If you have a related question, please click the "Ask a related question" button in the top right corner. The newly created question will be automatically linked to this question.

ads1118: What is gain error for differencial-inpit delta-sigma ADCs ?

Part Number: ADS1118

Hello!!!

I have very stupid question :-) about understanding - what is gain error, that write in datasheets for differential-input delta-sigma ADSs (such as ADS1118 and etc.). In you terminology:

http://www.ti.com/lit/an/slaa587/slaa587.pdf

2.2.Gain Error

Gain error is:

1 - difference for full scale range

2 - difference for gain slope

For unipolar ADCs this two terms is same. But for bipolar ADCs this is same for case, if treat "full scale range" term as 1/2 of bipolar range.

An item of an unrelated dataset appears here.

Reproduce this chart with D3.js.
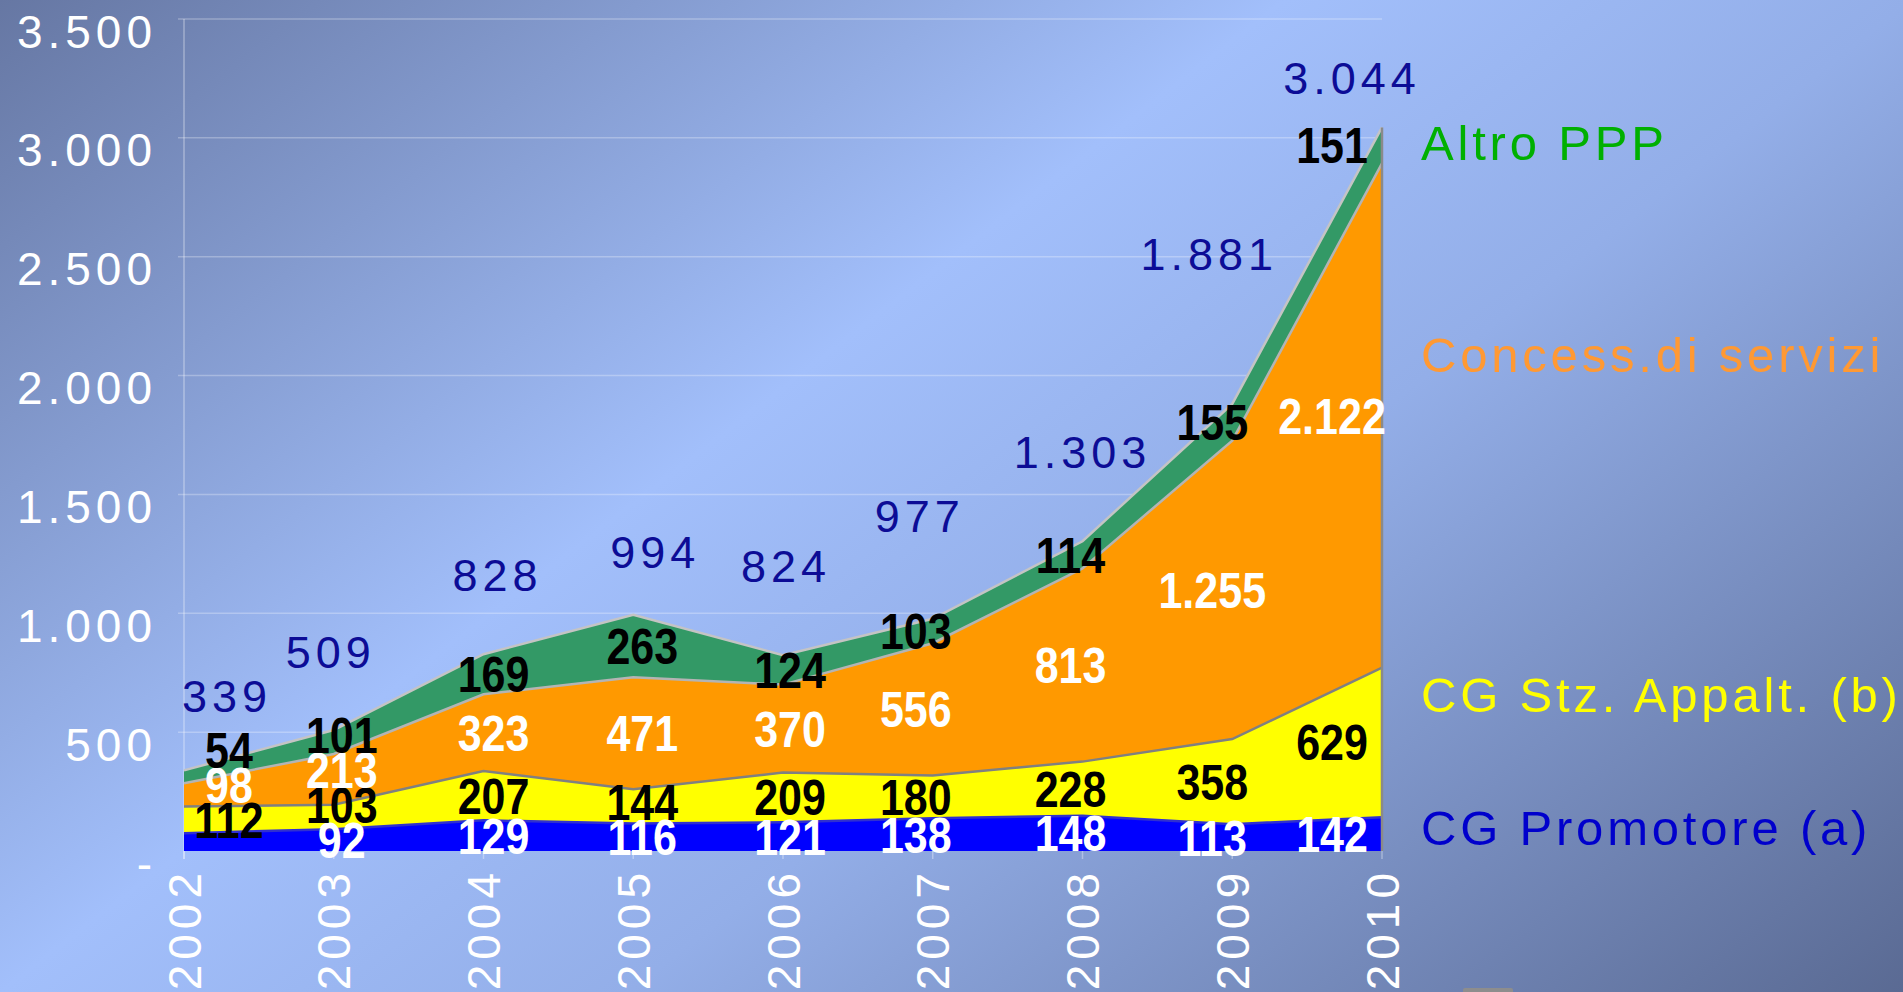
<!DOCTYPE html>
<html>
<head>
<meta charset="utf-8">
<style>
  body { margin: 0; overflow: hidden; }
  svg { display: block; }
  .tick-label { font-family: "Liberation Sans", Arial, sans-serif; font-size: 46px; letter-spacing: 5px; fill: #fff; }
  .total { font-family: "Liberation Sans", Arial, sans-serif; font-size: 45px; letter-spacing: 5px; fill: #0c0c96; }
  .value { font-family: "Liberation Sans", Arial, sans-serif; font-size: 50px; font-weight: bold; }
  .legend { font-family: "Liberation Sans", Arial, sans-serif; font-size: 49px; letter-spacing: 3.8px; }
</style>
</head>
<body>
<svg id="chart" width="1903" height="992"></svg>

<script src="https://cdn.jsdelivr.net/npm/d3@7"></script>
<script>
// values, stacked bottom to top
var years = ["2002", "2003", "2004", "2005", "2006", "2007", "2008", "2009", "2010"];
var promotore = [75, 92, 129, 116, 121, 138, 148, 113, 142];
var stzAppalt = [112, 103, 207, 144, 209, 180, 228, 358, 629];
var concessioni = [98, 213, 323, 471, 370, 556, 813, 1255, 2122];
var altroPPP = [54, 101, 169, 263, 124, 103, 114, 155, 151];
var totals = [339, 509, 828, 994, 824, 977, 1303, 1881, 3044];

var seriesKeys = ["promotore", "stzAppalt", "concessioni", "altroPPP"];
var seriesNames = ["CG Promotore (a)", "CG Stz. Appalt. (b)", "Concess.di servizi", "Altro PPP"];
var yTicks = [0, 500, 1000, 1500, 2000, 2500, 3000, 3500];

// styling
var fills = ["#0000ff", "#ffff00", "#ff9900", "#339966"];
var edges = ["#3030d0", "#808080", "#b4b4b4", "#c4c4c4"];
var labelColors = ["#fff", "#000", "#fff", "#000"];
var legendColors = ["#0000cc", "#ffff00", "#ff9933", "#00b000"];
var legendBaselines = [845, 712, 372, 160];

// hand placement of the labels in the original slide (pixels)
var colDx = [45, 8, 10, 9, 7, -17, -12, -20, -50];
var totalDx = [43, -3, 14, 22, 3, -13, 0, -23, -30];
var totalDy = [-75, -78, -79, -63, -89, -103, -89, -150, -50];
var labelGap = 35;
var narrow = 0.86; // value labels are a condensed bold face

var svg = d3.select("#chart");
var W = 1903, H = 992;

var defs = svg.append("defs");
var grad = defs.append("linearGradient")
    .attr("id", "bg")
    .attr("gradientUnits", "userSpaceOnUse")
    .attr("x1", -480).attr("y1", 370)
    .attr("x2", 711).attr("y2", 1913);
[[0, "#6677a3"], [0.403, "#a2bffb"], [0.6, "#93aee8"], [1, "#5a6a93"]].forEach(function(s){
  grad.append("stop").attr("offset", s[0]).attr("stop-color", s[1]);
});

svg.append("rect")
    .attr("width", W).attr("height", H)
    .attr("fill", "url(#bg)");

var x = d3.scalePoint()
    .domain(years)
    .range([184, 1382]);

var y = d3.scaleLinear()
    .domain([0, 3500])
    .range([851, 19]);

var fmt = d3.formatLocale({decimal: ",", thousands: ".", grouping: [3], currency: ["€", ""]}).format(",d");

var rows = years.map(function(yr, i){
  return {year: yr, promotore: promotore[i], stzAppalt: stzAppalt[i], concessioni: concessioni[i], altroPPP: altroPPP[i]};
});

var stacked = d3.stack().keys(seriesKeys)(rows);

// gridlines
svg.append("g")
  .selectAll("line")
  .data(yTicks.slice(1))
  .enter().append("line")
    .attr("x1", x.range()[0] - 6)
    .attr("x2", x.range()[1])
    .attr("y1", function(d){ return y(d); })
    .attr("y2", function(d){ return y(d); })
    .attr("stroke", "rgba(255,255,255,0.28)")
    .attr("stroke-width", 1.5);

svg.append("line")
    .attr("x1", x.range()[0]).attr("x2", x.range()[0])
    .attr("y1", y(3500)).attr("y2", y(0) + 8)
    .attr("stroke", "rgba(255,255,255,0.35)")
    .attr("stroke-width", 1.5);

svg.append("g")
  .selectAll("line")
  .data(years)
  .enter().append("line")
    .attr("x1", function(d){ return x(d); })
    .attr("x2", function(d){ return x(d); })
    .attr("y1", y(0))
    .attr("y2", y(0) + 8)
    .attr("stroke", "rgba(255,255,255,0.35)")
    .attr("stroke-width", 1.5);

// areas
var area = d3.area()
    .x(function(d){ return x(d.data.year); })
    .y0(function(d){ return y(d[0]); })
    .y1(function(d){ return y(d[1]); });

svg.append("g")
  .selectAll("path")
  .data(stacked)
  .enter().append("path")
    .attr("d", area)
    .attr("fill", function(d, i){ return fills[i]; });

var topLine = d3.line()
    .x(function(d){ return x(d.data.year); })
    .y(function(d){ return y(d[1]); });

svg.append("g")
  .selectAll("path")
  .data(stacked)
  .enter().append("path")
    .attr("d", topLine)
    .attr("fill", "none")
    .attr("stroke", function(d, i){ return edges[i]; })
    .attr("stroke-width", 2.5);

// right edge of the stack
svg.append("line")
    .attr("x1", x(years[years.length - 1]))
    .attr("x2", x(years[years.length - 1]))
    .attr("y1", y(0))
    .attr("y2", y(totals[totals.length - 1]))
    .attr("stroke", "#8a8a8a")
    .attr("stroke-width", 2.5);

// y axis labels
svg.append("g")
  .selectAll("text")
  .data(yTicks)
  .enter().append("text")
    .attr("class", "tick-label")
    .attr("x", 157)
    .attr("y", function(d){ return y(d) + 12; })
    .attr("dy", "0.36em")
    .attr("text-anchor", "end")
    .text(function(d){ return d === 0 ? "-" : fmt(d); });

// x axis labels, rotated
svg.append("g")
  .selectAll("text")
  .data(years)
  .enter().append("text")
    .attr("class", "tick-label")
    .attr("transform", function(d){ return "translate(" + x(d) + "," + (y(0) + 17) + ") rotate(-90)"; })
    .attr("dy", "0.36em")
    .attr("text-anchor", "end")
    .text(function(d){ return d; });

// value labels in the middle of each band, pushed up when they crowd
var valueG = svg.append("g");
years.forEach(function(yr, i){
  var prev = Infinity;
  stacked.forEach(function(layer, s){
    var d = layer[i];
    if (s === 0 && i === 0) return; // hidden under "112" in the original
    var yy = Math.min(y((d[0] + d[1]) / 2), prev - labelGap);
    prev = yy;
    valueG.append("text")
        .attr("class", "value")
        .attr("transform", "translate(" + (x(yr) + colDx[i]) + "," + yy + ") scale(" + narrow + ",1)")
        .attr("dy", "0.36em")
        .attr("text-anchor", "middle")
        .attr("fill", labelColors[s])
        .text(fmt(d[1] - d[0]));
  });
});

// totals
svg.append("g")
  .selectAll("text")
  .data(totals)
  .enter().append("text")
    .attr("class", "total")
    .attr("x", function(d, i){ return x(years[i]) + totalDx[i]; })
    .attr("y", function(d, i){ return y(d) + totalDy[i]; })
    .attr("dy", "0.36em")
    .attr("text-anchor", "middle")
    .text(function(d){ return fmt(d); });

// legend labels to the right
svg.append("g")
  .selectAll("text")
  .data(seriesNames)
  .enter().append("text")
    .attr("class", "legend")
    .attr("x", 1421)
    .attr("y", function(d, i){ return legendBaselines[i]; })
    .attr("fill", function(d, i){ return legendColors[i]; })
    .text(function(d){ return d; });

// little grey shape peeking in at the bottom edge
svg.append("rect")
    .attr("x", 1463).attr("y", 988)
    .attr("width", 50).attr("height", 8)
    .attr("rx", 2)
    .attr("fill", "#8d8d8d");
</script>
</body>
</html>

I treat that +-2048mV bipolar range is 2048mV full scale range, and calculate 0.15% Gain Error is 2048 * 0.0015 = 3mV error when measure low(-2048mV) and high(+2048mV) input signals.

This is right???

Or i must use 4096mV full scale range for calculate gain errors from datasheet values???

  • Ilja,


    In general, your estimate works as an approximation of the gain error (taking the single-ended gain error). This is generally the case if the offset is moderately low.

    For a differential input ADC, we make measurements across the full scale range. In gain of 1, this would generally be from +2.048 to -2.048. We record the input voltage, record the ADC data and generate a plot from the best fit line. The difference of the slope from the best fit line to the ideal line would be the gain error. The error with a 0V input would be the offset. If you take the best fit line, remove offset, and remove the gain error, the individual errors that you get would result in the integral non-linearity error.


    Joseph Wu
  • My conclusion from this:

    For calculate absolute error at full input range (ex. +-2048mV) I must use gain error from datasheet (ex. 0.15%) and full scale range is 1/2 bipolar range (2048mV) for proper calculation gain tail of absolute error? Dont look other errors (offset and etc.).

    Yes?

  • Ilja,



    I wouldn't say that you shouldn't look at the other errors. However, I will say that the offset and INL errors are generally going to be much smaller than the gain error in the measurement. This is especially the case when the measurement voltage is a larger part of the full-scale measurement.